--- Dataset section ---
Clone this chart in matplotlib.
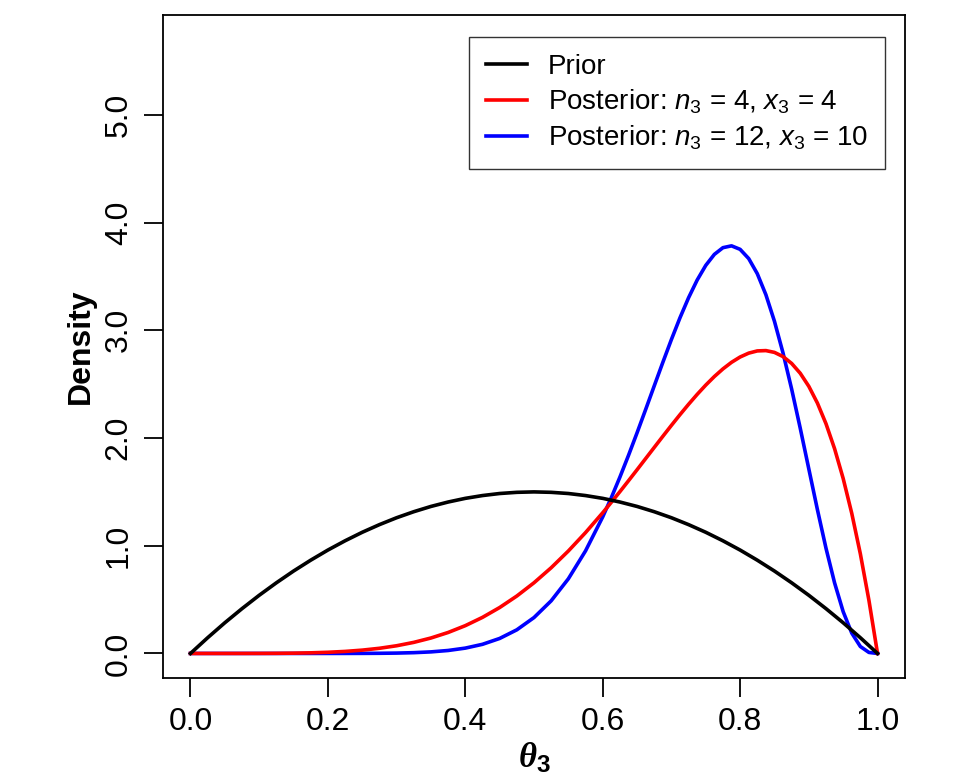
import matplotlib
matplotlib.use('Agg')
import matplotlib.pyplot as plt

# prior density
theta = [0.0, 0.025, 0.05, 0.075, 0.1, 0.125, 0.15, 0.175, 0.2, 0.225,
         0.25, 0.275, 0.3, 0.325, 0.35, 0.375, 0.4, 0.425, 0.45, 0.475,
         0.5, 0.525, 0.55, 0.575, 0.6, 0.625, 0.65, 0.675, 0.7, 0.725,
         0.75, 0.775, 0.8, 0.825, 0.85, 0.875, 0.9, 0.925, 0.95, 0.975, 1.0]

prior = [0.0, 0.146, 0.285, 0.416, 0.54, 0.656, 0.765, 0.866, 0.96, 1.046,
         1.125, 1.196, 1.26, 1.316, 1.365, 1.406, 1.44, 1.466, 1.485, 1.496,
         1.5, 1.496, 1.485, 1.466, 1.44, 1.406, 1.365, 1.316, 1.26, 1.196,
         1.125, 1.046, 0.96, 0.866, 0.765, 0.656, 0.54, 0.416, 0.285, 0.146, 0.0]

# posteriors, finer grid above 0.6 where the curves bend
theta_post = [0.0, 0.025, 0.05, 0.075, 0.1, 0.125, 0.15, 0.175, 0.2, 0.225,
              0.25, 0.275, 0.3, 0.325, 0.35, 0.375, 0.4, 0.425, 0.45, 0.475,
              0.5, 0.525, 0.55, 0.575, 0.6, 0.6125, 0.625, 0.6375, 0.65, 0.6625,
              0.675, 0.6875, 0.7, 0.7125, 0.725, 0.7375, 0.75, 0.7625, 0.775, 0.7875,
              0.8, 0.8125, 0.825, 0.8375, 0.85, 0.8625, 0.875, 0.8875, 0.9, 0.9125,
              0.925, 0.9375, 0.95, 0.9625, 0.975, 0.9875, 1.0]

post_4 = [0.0, 0.0, 0.0, 0.0001, 0.0004, 0.0011, 0.0027, 0.0057, 0.0108, 0.0188,
          0.0308, 0.0479, 0.0714, 0.1028, 0.1434, 0.1947, 0.258, 0.3349, 0.4263, 0.5332,
          0.6563, 0.7957, 0.9512, 1.122, 1.3064, 1.403, 1.502, 1.6031, 1.7056, 1.8092,
          1.9127, 2.0159, 2.1177, 2.2173, 2.3135, 2.4054, 2.4917, 2.5711, 2.642, 2.7031,
          2.7525, 2.7884, 2.809, 2.812, 2.7953, 2.7564, 2.6928, 2.6016, 2.4801, 2.3249,
          2.1331, 1.901, 1.6249, 1.301, 0.9252, 0.493, 0.0]

post_12 = [0.0, 0.0, 0.0, 0.0, 0.0, 0.0, 0.0, 0.0, 0.0001, 0.0002,
           0.0006, 0.0015, 0.0033, 0.0072, 0.0145, 0.0275, 0.0495, 0.0848, 0.1392, 0.2194,
           0.3333, 0.4887, 0.6931, 0.9522, 1.2678, 1.446, 1.6367, 1.8383, 2.0485, 2.2649,
           2.4842, 2.7023, 2.915, 3.117, 3.303, 3.4671, 3.6032, 3.7052, 3.7676, 3.7846,
           3.7521, 3.6665, 3.5261, 3.3311, 3.0837, 2.789, 2.4548, 2.0917, 1.7134, 1.3359,
           0.9771, 0.6554, 0.3882, 0.1891, 0.0646, 0.0093, 0.0]

plt.rcParams['font.family'] = ['Liberation Sans', 'DejaVu Sans']
plt.rcParams['mathtext.fontset'] = 'custom'
plt.rcParams['mathtext.it'] = 'Liberation Sans:italic'
plt.rcParams['mathtext.rm'] = 'Liberation Sans'
plt.rcParams['mathtext.bf'] = 'Liberation Sans:bold'
plt.rcParams['mathtext.bfit'] = 'Liberation Serif:italic:bold'

fig = plt.figure(figsize=(9.64, 7.78), dpi=100)
ax = fig.add_axes([163 / 964, 100 / 778, 742 / 964, 663 / 778])

ax.plot(theta_post, post_12, color='#0000ff', lw=2.6, zorder=2)
ax.plot(theta_post, post_4, color='#ff0000', lw=2.6, zorder=3)
ax.plot(theta, prior, color='black', lw=2.6, zorder=4)

ax.set_xlim(-0.04, 1.04)
ax.set_ylim(-0.228, 5.928)
ax.set_xticks([0.0, 0.2, 0.4, 0.6, 0.8, 1.0])
ax.set_xticklabels(['0.0', '0.2', '0.4', '0.6', '0.8', '1.0'])
ax.set_yticks([0.0, 1.0, 2.0, 3.0, 4.0, 5.0])
ax.set_yticklabels(['0.0', '1.0', '2.0', '3.0', '4.0', '5.0'], rotation=90, va='center')
ax.tick_params(direction='out', length=14, width=1.3, labelsize=23, pad=7)
for s in ax.spines.values():
    s.set_linewidth(1.3)

ax.set_ylabel('Density', fontsize=23, fontweight='bold', labelpad=6)
ax.set_xlabel(r'$\mathbfit{\theta}_{\mathbf{3}}$', fontsize=25, labelpad=2)

h1, = ax.plot([], [], color='black', lw=2.6)
h2, = ax.plot([], [], color='#ff0000', lw=2.6)
h3, = ax.plot([], [], color='#0000ff', lw=2.6)
leg = ax.legend([h1, h2, h3],
                ['Prior',
                 r'Posterior: $n_3$ = 4, $x_3$ = 4',
                 r'Posterior: $n_3$ = 12, $x_3$ = 10'],
                loc='upper right', bbox_to_anchor=(0.973, 0.967),
                prop={'size': 20},
                frameon=True, fancybox=False, edgecolor='black',
                handlelength=1.5, handletextpad=0.75, borderpad=0.6,
                labelspacing=0.28, borderaxespad=0)
leg.get_frame().set_linewidth(1.0)

fig.savefig('out.png', dpi=100)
---
## Given request
Filter the listing for the word "chart" and copy every line that holds it.

## Exercise solution
Clone this chart in matplotlib.

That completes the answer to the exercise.